Цветаева и Пастернак встретились в залах конференции, но это едва ли была та волнующая встреча, о которой оба мечтали и писали. «Какая не-встреча!» — писала Цветаева. Она сообщала Тесковой, что Пастернак шепотом сказал ей: «Я не посмел не поехать, ко мне приехал секретарь Сталина, я — испугался. (Он страшно не хотел ехать без красавицы-жены, а его посадили в авион и повезли.) Тон Цветаевой выражает полное презрение к такому отсутствию «бесстрашия». Годы спустя Елена Федотова, жена религиозного философа Георгия Федотова, вспоминала, как Цветаева сказала ей, что Пастернак прошептал: «Марина, не езжайте в Россию, там холодно, сплошной сквозняк».

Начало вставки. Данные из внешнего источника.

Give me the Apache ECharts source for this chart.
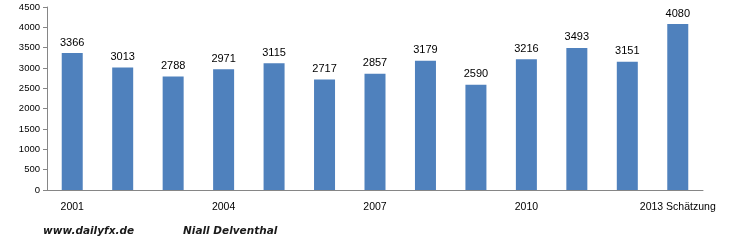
<!DOCTYPE html>
<html><head><meta charset="utf-8">
<script src="https://cdn.jsdelivr.net/npm/echarts@6/dist/echarts.min.js"></script>
<style>html,body{margin:0;padding:0;background:#fff}#c{width:731px;height:245px}</style>
</head><body><div id="c"></div>
<script>
const categories = ['2001','2002','2003','2004','2005','2006','2007','2008','2009','2010','2011','2012','2013 Schätzung'];
const values = [3366, 3013, 2788, 2971, 3115, 2717, 2857, 3179, 2590, 3216, 3493, 3151, 4080];
const yTicks = {min: 0, max: 4500, interval: 500};
const footerLeft = 'www.dailyfx.de';
const footerRight = 'Niall Delventhal';

const chart = echarts.init(document.getElementById('c'), null, {renderer: 'canvas'});
chart.setOption({
  animation: false,
  backgroundColor: '#fff',
  grid: {left: 47, right: 28, top: 7, bottom: 55},
  xAxis: {
    type: 'category', data: categories,
    axisLine: {lineStyle: {color: '#868686', width: 1}},
    axisTick: {show: false},
    axisLabel: {
      interval: 2, color: '#000', fontFamily: 'Liberation Sans', fontSize: 10.5, margin: 12
    }
  },
  yAxis: {
    type: 'value', min: yTicks.min, max: yTicks.max, interval: yTicks.interval,
    splitLine: {show: false},
    axisLine: {show: true, lineStyle: {color: '#868686'}},
    axisTick: {show: true, length: 4, lineStyle: {color: '#868686'}},
    axisLabel: {color: '#000', fontFamily: 'Liberation Sans', fontSize: 9.5, margin: 7,
      formatter: v => String(v)}
  },
  series: [{
    type: 'bar', data: values, barWidth: 21,
    itemStyle: {color: '#4F81BD'},
    label: {show: true, position: 'top', distance: 5, color: '#000', fontFamily: 'Liberation Sans', fontSize: 11}
  }],
  graphic: [
    {type: 'text', left: 43, top: 226, style: {text: footerLeft, font: 'italic bold 10.5px "DejaVu Sans"', fill: '#1a1a1a'}},
    {type: 'text', left: 183, top: 226, style: {text: footerRight, font: 'italic bold 10.5px "DejaVu Sans"', fill: '#1a1a1a'}}
  ]
});
</script></body></html>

Во время своего пребывания в Париже Пастернак посетил Эфронов. Хотя Пастернак вспоминал в автобиографическом эссе, что муж Цветаевой был «очаровательный, утонченный и стойкий человек, и я полюбил его, как брата», он наверняка должен был понять, что Сергей — советский агент. Биограф Пастернака Лиза Флейшман обращает внимание на то, что «сильно выраженные политические пристрастия ее семьи и кризис, мучивший Пастернака, предотвратили любое искреннее обсуждение вопроса: стоит ли Цветаевой вернуться на Родину… И в ее доме Пастернак чувствовал себя даже больше узником своего лже-официального статуса «первого советского поэта», чем в Москве или даже на парижском конгрессе. Самые близкие ему в Париже люди были гораздо более просоветски настроены, чем он, и рассказывать им о том, что его беспокоит, передавать свои сомнения насчет режима арестов и депортаций (включая известия о Мандельштаме, с которым у Цветаевой был до революции роман) было просто выше его сил».